O-1B Guide
O-1B for Theater Stage Combat Directors: Critical Role in Actor Training and Stage Production
The critical role criterion is the evidentiary core of most O-1B petitions for theater stage combat directors. This guide breaks down what the criterion requires, what evidence satisfies it, and how to frame borderline production credits to support a strong petition.
The criterion and what's at stake for stage combat directors
Stage combat directors — also called fight directors or fight choreographers in production contexts — occupy a specialized position within theatrical production hierarchies. Their work is integral to any production involving staged violence: they design the physical vocabulary of fights, train the performers, ensure safety compliance throughout the rehearsal and performance schedule, and remain the designated safety expert for the run of show. Despite the technical and artistic specificity of this role, stage combat directors often struggle to establish their credentials in O-1B petitions because their work does not fit neatly into the more familiar credit structures of choreography or directing. The O-1B petition must translate a specialized professional role into the regulatory language of 'critical or essential role' for distinguished organizations.

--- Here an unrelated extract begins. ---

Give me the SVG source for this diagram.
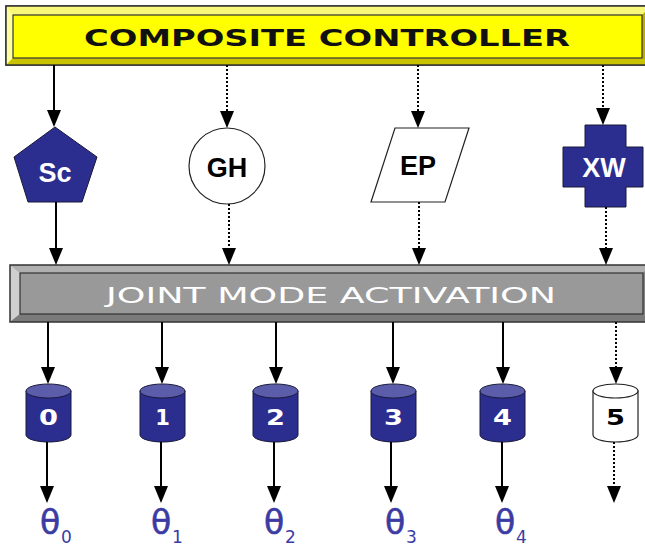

The critical role criterion under 8 C.F.R. § 214.2(o)(3)(iv)(B)(2) requires evidence that the petitioner has performed in a lead role, starring role, or critical or essential role in productions or events which have a distinguished reputation. For stage combat directors, the critical or essential role prong is the most applicable, as they do not appear in cast lists or receive performance billing in the manner of actors or lead choreographers. The essential nature of the role must be established through documentation of the production hierarchy — showing that the stage combat director's work is a required and integral component of the production — and through evidence of the production's own distinguished reputation, separate from the petitioner's individual credentials.
The stakes of the critical role criterion for stage combat directors are high because it is often one of the few O-1B criteria that clearly applies to their career profile. Other O-1B criteria — lead or starring role, high salary, commercial success — may require more creative application to a stage combat career, making the critical role criterion the central pillar of most petitions in this specialty. If the critical role evidence is not well-constructed, the entire petition may lack the evidentiary foundation that a petition for a more traditionally recognized theatrical role would have. Careful construction of the critical role criterion is, for most stage combat directors, the work on which the petition will stand or fall.
What the critical role regulation requires
The regulatory language at 8 C.F.R. § 214.2(o)(3)(iv)(B)(2) uses the phrase 'critical or essential role' for people who are not in a lead or starring role — an acknowledgment that in performing arts and entertainment, there are indispensable contributors who do not receive top billing. The USCIS Policy Manual confirms that 'critical or essential' is assessed relative to the production or event's success and continuity, not merely to the petitioner's professional importance. For a stage combat director, this means the petition must show both that the role was one without which the production could not proceed as designed, and that the productions in which the petitioner performed this role have a distinguished reputation.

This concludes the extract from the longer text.